Se houvesse um julgamento após a nossa morte, na sequência do qual – na medida em que nos contentássemos com a personagem que nos foi dada  nesta vida e nos mostrássemos humildemente obedientes e crentes – fôssemos recompensados, vivendo alegremente  até ao fim dos tempos num refúgio/paraíso permanente que nos protegesse do sofrimento e da agitação do mundo. Era assim que seria  se o mundo tivesse sido pensado e planeado para ser justo. Era assim que seria se os que sofrem recebessem o consolo que merecem.

Assim, as sociedades que pregam a satisfação com a nossa actual passagem pela vida na expectativa de uma recompensa depois da morte  tendem a vacinar-se contra a teoria da evolução.

Além disso, o medo da morte, que, nalguns aspectos, é adaptativo na luta evolucionária pela existência, é inadaptativo na guerra. As culturas que ensinam a existência de uma outra vida de bem-aventurança para os heróis – ou mesmo para aqueles que apenas fizeram  o que lhes disseram os detentores da autoridade – podem conseguir uma vantagem  competitiva.

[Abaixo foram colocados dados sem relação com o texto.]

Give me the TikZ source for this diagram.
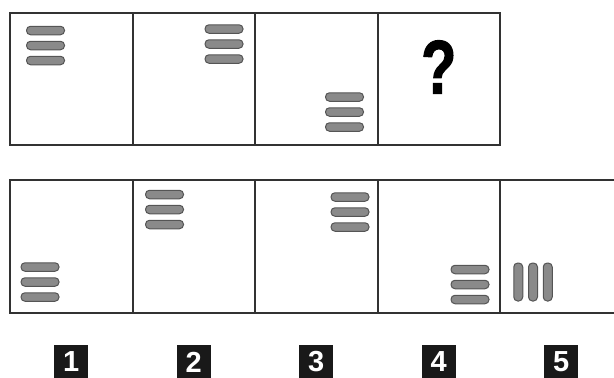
\documentclass[tikz,border=0pt]{standalone}
\usepackage{fontspec}
\setmainfont{Liberation Sans}
\newfontfamily\heavyfont{Liberation Sans Bold}[FakeBold=1.6]
\usepackage{tikz}
\usetikzlibrary{positioning}
\definecolor{bargray}{RGB}{138,138,138}
\definecolor{baredge}{RGB}{85,85,85}
\definecolor{framegray}{RGB}{50,50,50}

\begin{document}
\begin{tikzpicture}[x=1pt, y=-1pt,
  cell/.style={draw=framegray, line width=2pt, minimum width=122.5pt,
               minimum height=132.5pt, inner sep=0pt},
  hbar/.style={draw=baredge, fill=bargray, line width=1pt, rounded corners=4pt,
               minimum width=38pt, minimum height=8.5pt, inner sep=0pt},
  vbar/.style={hbar, minimum width=9pt, minimum height=38pt},
  num/.style={fill=black!90, text=white, font=\fontsize{29}{29}\selectfont\bfseries,
              minimum width=34pt, minimum height=34pt, inner sep=0pt}
]
  \useasboundingbox (0,0) rectangle (614,378);
  \clip (0,0) rectangle (614,378);

  % question row
  \foreach \i in {1,...,4}
    \node[cell] (q\i) at (71.25+122.5*\i-122.5, 79) {};
  \node[font=\fontsize{76}{76}\selectfont\heavyfont] (qmark) at (438.75,67)
    {\scalebox{0.76}[1]{?}};

  % answer row
  \foreach \i in {1,...,5}
    \node[cell] (a\i) at (71.25+122.5*\i-122.5, 246.5) {};

  % stacks of bars
  \foreach \n/\x/\y in {q1/45.5/45.5, q2/224/44, q3/344.5/112, a1/40/282,
                        a2/164.5/209.5, a3/350/212, a4/470/284.5}
    \foreach \k in {-1,0,1}
      \node[hbar] (\n-bar\k) at (\x, \y+15*\k) {};
  \foreach \k in {-1,0,1}
    \node[vbar] (a5-bar\k) at (533+14.75*\k, 282) {};

  % answer numbers
  \foreach \i in {1,...,5}
    \node[num, below=31pt of a\i] (n\i) {\i};
\end{tikzpicture}
\end{document}
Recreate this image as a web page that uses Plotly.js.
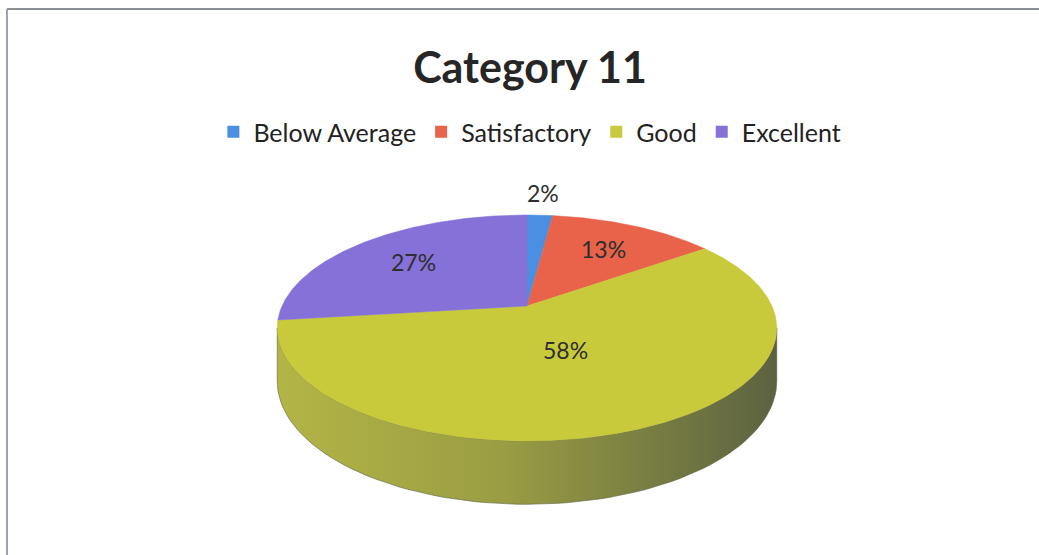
<!DOCTYPE html>
<html>
<head>
<meta charset="utf-8">
<script src="https://cdn.plot.ly/plotly-3.0.1.min.js"></script>
<style>html,body{margin:0;padding:0;background:#fff;}#chart{width:1039px;height:555px;}</style>
</head>
<body>
<div id="chart"></div>
<script>
// ---- data ----
const categories = ["Below Average", "Satisfactory", "Good", "Excellent"];
const percents = [2, 13, 58, 27];
const chartTitle = "Category 11";

// ---- style ----
const topColors = ["#4b8fe3", "#e8634a", "#c9c93c", "#8571d8"];
const sideColors = [
  [[0, "#3a6fb0"], [1, "#2c5385"]],
  [[0, "#b84e3a"], [1, "#8a3a2c"]],
  [[0, "#b3b546"], [0.45, "#9a9d43"], [1, "#5c6241"]],
  [[0, "#6a58ad"], [1, "#4f4182"]]
];
const labelRadius = [1.3, 0.68, 0.4, 0.67];

// geometry of the projected 3D disc (pixel space)
const W = 1039, H = 555;
const cx = 527, cy = 306, R = 245, R2 = 108.7, p = 0.1947, depth = 51;

function pt(thetaDeg, f) {
  const t = thetaDeg * Math.PI / 180;
  const den = 1 + p * f * Math.cos(t);
  return [cx + R * f * Math.sin(t) / den, cy - R2 * f * Math.cos(t) / den];
}
function arc(a0, a1, n) {
  const out = [];
  for (let i = 0; i <= n; i++) out.push(a0 + (a1 - a0) * i / n);
  return out;
}

const total = percents.reduce((a, b) => a + b, 0);
const starts = [], ends = [];
let acc = 0;
percents.forEach(v => { starts.push(acc / total * 360); acc += v; ends.push(acc / total * 360); });

const traces = [];
// side faces (visible front part only)
const thExt = Math.acos(-p) * 180 / Math.PI;
const visA = thExt, visB = 360 - thExt;
percents.forEach((v, i) => {
  const a = Math.max(starts[i], visA), b = Math.min(ends[i], visB);
  if (b <= a) return;
  const angs = arc(a, b, 80);
  const xs = [], ys = [];
  angs.forEach(th => { const q = pt(th, 1); xs.push(q[0]); ys.push(q[1]); });
  angs.slice().reverse().forEach(th => {
    const q = pt(th, 1);
    const t = th * Math.PI / 180;
    xs.push(q[0]); ys.push(q[1] + depth / (1 + p * Math.cos(t)));
  });
  xs.push(xs[0]); ys.push(ys[0]);
  traces.push({
    type: "scatter", x: xs, y: ys, mode: "lines", fill: "toself",
    line: {width: 0.6, color: sideColors[i][sideColors[i].length - 1][1]},
    fillgradient: {type: "horizontal", colorscale: sideColors[i]},
    hoverinfo: "skip", showlegend: false
  });
});
// top faces
percents.forEach((v, i) => {
  const angs = arc(starts[i], ends[i], Math.max(4, Math.ceil((ends[i] - starts[i]) * 2)));
  const xs = [cx], ys = [cy];
  angs.forEach(th => { const q = pt(th, 1); xs.push(q[0]); ys.push(q[1]); });
  xs.push(cx); ys.push(cy);
  traces.push({
    type: "scatter", x: xs, y: ys, mode: "lines", fill: "toself",
    fillcolor: topColors[i], line: {width: 0.5, color: topColors[i]},
    name: categories[i], hoverinfo: "name", showlegend: false
  });
});
// legend entries
categories.forEach((c, i) => {
  traces.push({
    type: "scatter", x: [null], y: [null], mode: "markers", name: c,
    marker: {symbol: "square", size: 12, color: topColors[i]}, showlegend: true
  });
});

// labels
const annotations = percents.map((v, i) => {
  const mid = (starts[i] + ends[i]) / 2;
  const q = pt(mid, labelRadius[i]);
  return {
    x: q[0], y: q[1], xref: "x", yref: "y", text: Math.round(v / total * 100) + "%",
    showarrow: false, font: {family: "Lato, 'Open Sans', sans-serif", size: 23, color: "#2e2e2e"},
    xanchor: "center", yanchor: "middle"
  };
});

const layout = {
  width: W, height: H,
  margin: {l: 0, r: 0, t: 0, b: 0},
  paper_bgcolor: "#ffffff", plot_bgcolor: "#ffffff",
  xaxis: {range: [0, W], visible: false, fixedrange: true},
  yaxis: {range: [H, 0], visible: false, fixedrange: true},
  title: {
    text: "<b>" + chartTitle + "</b>",
    font: {family: "Lato, 'Open Sans', sans-serif", size: 43, color: "#262626"},
    x: 530 / W, xanchor: "center", y: 1 - 68 / H, yanchor: "middle"
  },
  showlegend: true,
  legend: {
    orientation: "h", x: 0.51, xanchor: "center", y: 1 - 132 / H, yanchor: "middle",
    font: {family: "Lato, 'Open Sans', sans-serif", size: 25, color: "#222222"},
    itemwidth: 30, bgcolor: "rgba(0,0,0,0)"
  },
  annotations: annotations,
  shapes: [
    {type: "line", xref: "paper", yref: "paper", x0: 7 / W, x1: 1, y0: 1 - 9 / H, y1: 1 - 9 / H,
     line: {color: "#8a8f96", width: 2}},
    {type: "line", xref: "paper", yref: "paper", x0: 7 / W, x1: 7 / W, y0: 0, y1: 1 - 9 / H,
     line: {color: "#9aa3ad", width: 2}}
  ]
};

Plotly.newPlot("chart", traces, layout, {displayModeBar: false, staticPlot: true});
</script>
</body>
</html>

Deste modo, a ideia de uma parte espiritual da nossa natureza que sobrevive à morte, o conceito de uma outra vida, deve ser fácil de vender pelas religiões e pelas nações. Neste campo, não podemos esperar um cepticismo muito generalizado. As pessoas querem acreditar  nisso, ainda que os indícios sejam escassos, para não dizer nulos.

Se eu sonho que me encontrei com um progenitor ou com um filho morto, quem é capaz de me dizer que isso não aconteceu realmente?

Se tiver uma visão de mim próprio, a flutuar no espaço olhando lá para baixo, para a Terra, talvez esteja de facto a flutuar no espaço; por quem se tomam os cientistas, que nem sequer partilharam a experiência, para me dizer que tudo se passa na minha cabeça? Se a minha  religião ensina que é a palavra de Deus, inalterável e infalível, que afirma que a idade do universo é de apenas alguns milhares de anos, os cientistas só podem estar a ser ofensivos e ímpios quando afirmam que o universo existe já à alguns milhares de milhões de anos.

É irritante a ciência pretender estabelecer limites àquilo que podemos ou não alcançar. Quem disse que não podemos deslocar-nos mais  depressa que a luz? Já diziam isso acerca da velocidade do som, não é verdade? Quem nos impedirá, se tivermos instrumentos realmente  poderosos, de medir simultaneamente a posição e o movimento linear de um electrão? Se somos muito inteligentes, porque não haveremos  de construir uma máquina de movimento perpétuo, que gera mais energia do que consome e que nunca pára?

Quem se atreve a impor limites ao engenho humano?

De facto, é a natureza que o faz. De facto, nesta lista de actos “proibidos” está contido um resumo razoavelmente sistemático das leis da  natureza, das leis que regem o funcionamento do universo. É revelador que a pseudociência e a religião não reconheçam limitações na natureza. Pelo contrário, “todas as coisas são possíveis”. Prometem um orçamento de produção sem limites, por mais que os seus aderentes tenham ficado desiludidos e se tenham sentido traídos.

(Este texto foi retirado do livro de Carl Sagan “Um mundo infestado de demónios”.)